* begin *
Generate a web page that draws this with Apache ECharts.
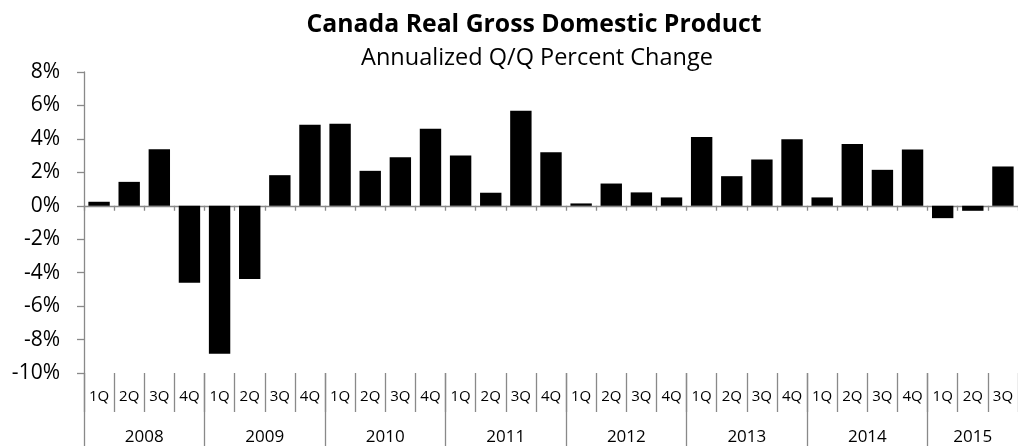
<!DOCTYPE html>
<html>
<head>
<meta charset="utf-8">
<script src="https://cdn.jsdelivr.net/npm/echarts@6/dist/echarts.min.js"></script>
<style>
html,body{margin:0;padding:0;background:#fff;}
#chart{width:1018px;height:446px;}
</style>
</head>
<body>
<div id="chart"></div>
<script>
const titleText = 'Canada Real Gross Domestic Product';
const subtitleText = 'Annualized Q/Q Percent Change';
const categories = [
  '1Q','2Q','3Q','4Q', '1Q','2Q','3Q','4Q', '1Q','2Q','3Q','4Q', '1Q','2Q','3Q','4Q',
  '1Q','2Q','3Q','4Q', '1Q','2Q','3Q','4Q', '1Q','2Q','3Q','4Q', '1Q','2Q','3Q'
];
const years = ['2008','2009','2010','2011','2012','2013','2014','2015'];
const quartersPerYear = [4,4,4,4,4,4,4,3];
const gdpChange = [
  0.24, 1.43, 3.38, -4.6,
  -8.85, -4.38, 1.83, 4.84,
  4.9, 2.09, 2.9, 4.6,
  3.0, 0.78, 5.69, 3.2,
  0.14, 1.33, 0.8, 0.5,
  4.12, 1.77, 2.77, 3.98,
  0.5, 3.7, 2.15, 3.36,
  -0.74, -0.3, 2.35
];
const yTicks = [-10, -8, -6, -4, -2, 0, 2, 4, 6, 8];

// year boundaries and centres on the quarter scale
const yearStarts = [];
const yearCentres = [];
let acc = 0;
quartersPerYear.forEach(function (n) {
  yearStarts.push(acc);
  yearCentres.push(acc + n / 2);
  acc += n;
});

const FONT = '"Open Sans", "Noto Sans", sans-serif';
const GRAY = '#898989';

const chart = echarts.init(document.getElementById('chart'), null, {renderer: 'canvas'});
chart.setOption({
  animation: false,
  backgroundColor: '#ffffff',
  title: [
    {
      text: titleText,
      left: 534,
      top: 12,
      padding: 0,
      textAlign: 'center',
      textStyle: {fontFamily: FONT, fontSize: 24.8, fontWeight: 'bold', color: '#000'}
    },
    {
      text: subtitleText,
      left: 537,
      top: 46,
      padding: 0,
      textAlign: 'center',
      textStyle: {fontFamily: FONT, fontSize: 23.5, fontWeight: 'normal', color: '#000'}
    }
  ],
  grid: {left: 84, top: 72, width: 943, height: 301.5, containLabel: false},
  xAxis: [
    {
      type: 'category',
      data: categories,
      axisLine: {show: true, onZero: true, lineStyle: {color: GRAY, width: 1.3}},
      axisTick: {show: true, length: 5, lineStyle: {color: GRAY, width: 1.3}},
      axisLabel: {show: false},
      splitLine: {show: false}
    },
    {
      type: 'category',
      data: categories,
      position: 'bottom',
      axisLine: {show: false, onZero: false},
      axisTick: {show: true, length: 39, interval: 0, lineStyle: {color: GRAY, width: 1.3}},
      axisLabel: {show: true, interval: 0, margin: 16, fontFamily: FONT, fontSize: 15, color: '#000'},
      splitLine: {show: false}
    },
    {
      type: 'value',
      min: 0,
      max: categories.length,
      position: 'bottom',
      axisLine: {show: false, onZero: false},
      axisTick: {show: true, length: 74, customValues: yearStarts, lineStyle: {color: GRAY, width: 1.3}},
      axisLabel: {
        show: true,
        customValues: yearCentres,
        margin: 56,
        fontFamily: FONT,
        fontSize: 17,
        color: '#000',
        formatter: function (v) {
          const i = yearCentres.indexOf(v);
          return i >= 0 ? years[i] : '';
        }
      },
      splitLine: {show: false}
    }
  ],
  yAxis: {
    type: 'value',
    min: yTicks[0],
    max: yTicks[yTicks.length - 1],
    interval: 2,
    axisLine: {show: true, lineStyle: {color: GRAY, width: 1.3}},
    axisTick: {show: true, length: 7, lineStyle: {color: GRAY, width: 1.3}},
    axisLabel: {margin: 24, fontFamily: FONT, fontSize: 21, color: '#000', formatter: '{value}%'},
    splitLine: {show: false}
  },
  series: [
    {
      type: 'bar',
      xAxisIndex: 0,
      data: gdpChange,
      barWidth: '71%',
      itemStyle: {color: '#000000'}
    }
  ]
});
</script>
</body>
</html>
* end *
### WORK TO BE COMPLETED
Omit every picture, then reproduce the rest of the listing exactly.

### ANSWER FOR THE TASK
Generate a web page that draws this with Apache ECharts.
<!DOCTYPE html>
<html>
<head>
<meta charset="utf-8">
<script src="https://cdn.jsdelivr.net/npm/echarts@6/dist/echarts.min.js"></script>
<style>
html,body{margin:0;padding:0;background:#fff;}
#chart{width:1018px;height:446px;}
</style>
</head>
<body>
<div id="chart"></div>
<script>
const titleText = 'Canada Real Gross Domestic Product';
const subtitleText = 'Annualized Q/Q Percent Change';
const categories = [
  '1Q','2Q','3Q','4Q', '1Q','2Q','3Q','4Q', '1Q','2Q','3Q','4Q', '1Q','2Q','3Q','4Q',
  '1Q','2Q','3Q','4Q', '1Q','2Q','3Q','4Q', '1Q','2Q','3Q','4Q', '1Q','2Q','3Q'
];
const years = ['2008','2009','2010','2011','2012','2013','2014','2015'];
const quartersPerYear = [4,4,4,4,4,4,4,3];
const gdpChange = [
  0.24, 1.43, 3.38, -4.6,
  -8.85, -4.38, 1.83, 4.84,
  4.9, 2.09, 2.9, 4.6,
  3.0, 0.78, 5.69, 3.2,
  0.14, 1.33, 0.8, 0.5,
  4.12, 1.77, 2.77, 3.98,
  0.5, 3.7, 2.15, 3.36,
  -0.74, -0.3, 2.35
];
const yTicks = [-10, -8, -6, -4, -2, 0, 2, 4, 6, 8];

// year boundaries and centres on the quarter scale
const yearStarts = [];
const yearCentres = [];
let acc = 0;
quartersPerYear.forEach(function (n) {
  yearStarts.push(acc);
  yearCentres.push(acc + n / 2);
  acc += n;
});

const FONT = '"Open Sans", "Noto Sans", sans-serif';
const GRAY = '#898989';

const chart = echarts.init(document.getElementById('chart'), null, {renderer: 'canvas'});
chart.setOption({
  animation: false,
  backgroundColor: '#ffffff',
  title: [
    {
      text: titleText,
      left: 534,
      top: 12,
      padding: 0,
      textAlign: 'center',
      textStyle: {fontFamily: FONT, fontSize: 24.8, fontWeight: 'bold', color: '#000'}
    },
    {
      text: subtitleText,
      left: 537,
      top: 46,
      padding: 0,
      textAlign: 'center',
      textStyle: {fontFamily: FONT, fontSize: 23.5, fontWeight: 'normal', color: '#000'}
    }
  ],
  grid: {left: 84, top: 72, width: 943, height: 301.5, containLabel: false},
  xAxis: [
    {
      type: 'category',
      data: categories,
      axisLine: {show: true, onZero: true, lineStyle: {color: GRAY, width: 1.3}},
      axisTick: {show: true, length: 5, lineStyle: {color: GRAY, width: 1.3}},
      axisLabel: {show: false},
      splitLine: {show: false}
    },
    {
      type: 'category',
      data: categories,
      position: 'bottom',
      axisLine: {show: false, onZero: false},
      axisTick: {show: true, length: 39, interval: 0, lineStyle: {color: GRAY, width: 1.3}},
      axisLabel: {show: true, interval: 0, margin: 16, fontFamily: FONT, fontSize: 15, color: '#000'},
      splitLine: {show: false}
    },
    {
      type: 'value',
      min: 0,
      max: categories.length,
      position: 'bottom',
      axisLine: {show: false, onZero: false},
      axisTick: {show: true, length: 74, customValues: yearStarts, lineStyle: {color: GRAY, width: 1.3}},
      axisLabel: {
        show: true,
        customValues: yearCentres,
        margin: 56,
        fontFamily: FONT,
        fontSize: 17,
        color: '#000',
        formatter: function (v) {
          const i = yearCentres.indexOf(v);
          return i >= 0 ? years[i] : '';
        }
      },
      splitLine: {show: false}
    }
  ],
  yAxis: {
    type: 'value',
    min: yTicks[0],
    max: yTicks[yTicks.length - 1],
    interval: 2,
    axisLine: {show: true, lineStyle: {color: GRAY, width: 1.3}},
    axisTick: {show: true, length: 7, lineStyle: {color: GRAY, width: 1.3}},
    axisLabel: {margin: 24, fontFamily: FONT, fontSize: 21, color: '#000', formatter: '{value}%'},
    splitLine: {show: false}
  },
  series: [
    {
      type: 'bar',
      xAxisIndex: 0,
      data: gdpChange,
      barWidth: '71%',
      itemStyle: {color: '#000000'}
    }
  ]
});
</script>
</body>
</html>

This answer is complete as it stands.